Organ Damage Seen in Many Long Covid Patients, Study Finds
Adolf Goebbels
Published on Mar 7, 2023
Gerda Bayliss clearly remembers getting COVID-19 during the first wave of the virus in March 2020.
She experienced waves of breathlessness, her limbs went numb and she collapsed.
What Bayliss did not expect, is that over a year later she would still be suffering episodes of pain and difficulty breathing.
Last summer Bayliss, a yoga instructor contacted online support groups and discovered she was one of many who were experiencing long term health problems following COVID-19.
At the time the focus of doctors was on acute cases and hospital admissions and GPs were perplexed by the number of patients showing up with symptoms that sounded like other illnesses.
Bayliss was told she had anxiety, but she's since been told she has myocarditis, an inflammation of the heart.
Bayliss says she is improving overall, but still experiences debilitating episodes which stop her getting back to a normal life.
"I get like sharp pains and radiating pains on this side and all down my shoulder. Sometimes I like lose sensation in especially my left arm, I get pains in my arm and I especially if I kind of walk for for a bit longer than normal, it'll go cold and it'll go numb. Also, I mean, whether this is related or not to the myocarditis, but my my legs start to drag so I can only work for a certain amount of time before my legs drag.
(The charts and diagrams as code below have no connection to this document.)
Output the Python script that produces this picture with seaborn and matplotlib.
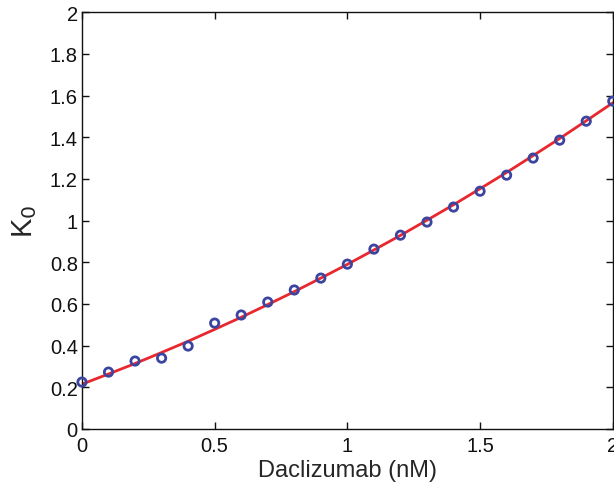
import numpy as np
import pandas as pd
import matplotlib
matplotlib.use("Agg")
import matplotlib.pyplot as plt
import seaborn as sns

# Data
dose = [0.0, 0.1, 0.2, 0.3, 0.4, 0.5, 0.6, 0.7, 0.8, 0.9, 1.0,
        1.1, 1.2, 1.3, 1.4, 1.5, 1.6, 1.7, 1.8, 1.9, 2.0]
k0_obs = [0.225, 0.273, 0.326, 0.340, 0.398, 0.508, 0.547, 0.609, 0.667, 0.724, 0.791,
          0.863, 0.930, 0.993, 1.065, 1.141, 1.218, 1.300, 1.386, 1.477, 1.573]
k0_fit = [0.215, 0.264, 0.314, 0.367, 0.421, 0.478, 0.536, 0.597, 0.659, 0.724, 0.790,
          0.859, 0.929, 1.002, 1.076, 1.153, 1.231, 1.312, 1.394, 1.479, 1.565]

xticks = [0, 0.5, 1, 1.5, 2]
xtick_labels = ["0", "0.5", "1", "1.5", "2"]
yticks = [0, 0.2, 0.4, 0.6, 0.8, 1.0, 1.2, 1.4, 1.6, 1.8, 2.0]
ytick_labels = ["0", "0.2", "0.4", "0.6", "0.8", "1", "1.2", "1.4", "1.6", "1.8", "2"]

sns.set_style("ticks")
plt.rcParams["font.family"] = ["Liberation Sans", "DejaVu Sans"]

df = pd.DataFrame({"dose": dose, "obs": k0_obs, "fit": k0_fit})

fig = plt.figure(figsize=(6.14, 4.89), dpi=100)
ax = fig.add_axes([0.1335, 0.1207, 0.8645, 0.8523])

sns.lineplot(data=df, x="dose", y="fit", ax=ax, color="#e8282e", linewidth=2.0, zorder=2)
sns.scatterplot(data=df, x="dose", y="obs", ax=ax, marker="o", s=36,
                facecolors="none", edgecolor="#3b45a0", linewidth=2.0, zorder=3, clip_on=False)

ax.set_xlim(0, 2)
ax.set_ylim(0, 2)
ax.set_xticks(xticks)
ax.set_xticklabels(xtick_labels)
ax.set_yticks(yticks)
ax.set_yticklabels(ytick_labels)
ax.tick_params(direction="in", length=5, width=1, labelsize=14.5, top=True, right=True,
               colors="#111111")
ax.tick_params(axis="x", pad=5)
ax.tick_params(axis="y", pad=3)
for lab in ax.get_xticklabels() + ax.get_yticklabels():
    lab.set_fontweight("medium")
for s in ax.spines.values():
    s.set_visible(True)
    s.set_linewidth(1.0)
    s.set_color("#111111")

ax.set_xlabel("Daclizumab (nM)", fontsize=17, labelpad=3)
ax.set_ylabel("K$_0$", fontsize=21, labelpad=8)

fig.savefig("out.png", dpi=100)
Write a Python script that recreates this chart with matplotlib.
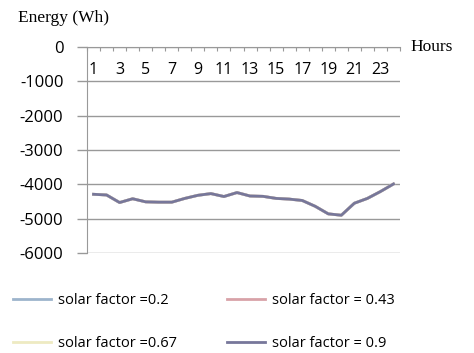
import matplotlib.pyplot as plt
import numpy as np

plt.rcParams["axes.unicode_minus"] = False

hours = list(range(1, 25))
tick_hours = list(range(1, 24, 2))

# the four series lie on top of each other in the picture
sf_02 = [-4290, -4310, -4530, -4420, -4510, -4520, -4520, -4410, -4320, -4270, -4355, -4240,
         -4340, -4350, -4410, -4430, -4470, -4640, -4860, -4900, -4550, -4410, -4210, -3990]
sf_043 = list(sf_02)
sf_067 = list(sf_02)
sf_09 = list(sf_02)

labels = ["solar factor =0.2", "solar factor = 0.43", "solar factor =0.67", "solar factor = 0.9"]
colors = ["#9db4cc", "#d8a2a8", "#eeeac2", "#77779a"]

fig = plt.figure(figsize=(4.74, 3.53), dpi=100)
ax = fig.add_axes([87 / 474, 1 - 253 / 353, 313 / 474, 206 / 353])

lines = []
for vals, lab, col in zip([sf_02, sf_043, sf_067, sf_09], labels, colors):
    ln, = ax.plot(hours, vals, color=col, lw=2, label=lab)
    lines.append(ln)

ax.set_xlim(0.5, 24.5)
ax.set_ylim(-6000, 0)
ax.set_yticks(np.arange(-6000, 1, 1000))
ax.yaxis.grid(True, color="#999999", lw=1)
ax.set_axisbelow(True)

ax.xaxis.set_ticks_position("top")
ax.set_xticks(np.arange(0.5, 25, 1))
ax.tick_params(axis="x", direction="in", length=3, color="#999999", labeltop=False)
ax.tick_params(axis="y", direction="out", length=7, width=1, color="#999999",
               labelsize=12, pad=10)
for lab in ax.get_yticklabels():
    lab.set_family("Open Sans")

for s in ["right", "bottom"]:
    ax.spines[s].set_visible(False)
for s in ["left", "top"]:
    ax.spines[s].set_color("#999999")

for h in tick_hours:
    ax.text(h, -680, str(h), ha="center", va="center", fontsize=11.5, family="Open Sans")

fig.text(18 / 474, 1 - 18 / 353, "Energy (Wh)", family="Liberation Serif", fontsize=12.5,
         va="center", ha="left")
fig.text(410 / 474, 1 - 47 / 353, "Hours", family="Liberation Serif", fontsize=12.5,
         va="center", ha="left")

order = [0, 2, 1, 3]
fig.legend([lines[i] for i in order], [labels[i] for i in order], ncol=2,
           loc="upper left", bbox_to_anchor=(0.0, 1 - 280 / 353), frameon=False,
           handlelength=2.6, handletextpad=0.5, labelspacing=1.9, columnspacing=3.4,
           prop={"family": "Open Sans", "size": 10.5})

fig.savefig("out.png", dpi=100)
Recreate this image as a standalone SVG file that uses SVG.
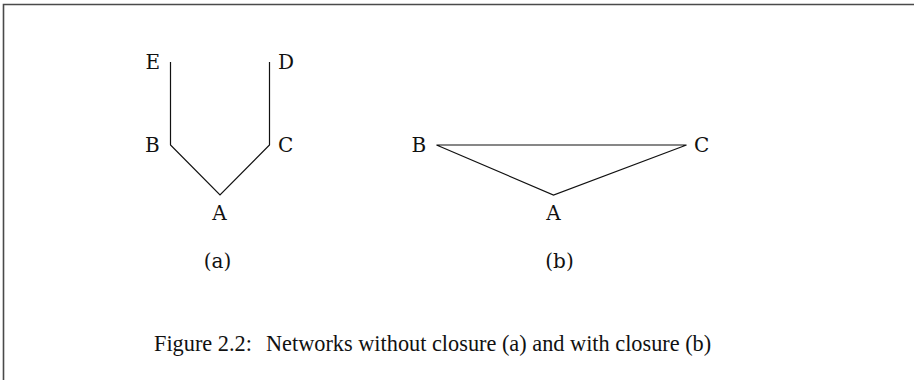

I get like kind of quite acute headaches which come and go," says Bayliss.
Bayliss is part of a trial where researchers are examining MRI scans to identify how the virus does long term damage to our internal organs, not just the lungs as suspected, but the heart and other organs as well.
The study is called Coverscan and it's been carried out by Perspectum a medical innovations company based in Oxford.
The scans are whole organ scans which allow doctors to see the full extent on any changes in organs since the patient's first COVID-19 infection.
Eighteen months after getting COVID-19 Bayliss is still waiting to see a cardiologist.
Having been put through a series of lung, strength, blood pressure and other tests Bayliss is made to walk specified distances, constantly giving a score of how she's coping.
At the end she's given a second lactate test which measures double what it did at the baseline, it means Bayliss' body isn't getting enough oxygen.
Despite the growing number of patients claiming to have long COVID symptoms and the opening of some long COVID clinics, researchers here say in medical terms "Long COVID has only just been defined, and there's still controversy over what how it should be described."
About 30% of adult COVID-19 patients develop long-term symptoms, according to some estimates.
As the debate continued during the first year of COVID-19 patients like Bayliss found themselves alone, frustrated and afraid.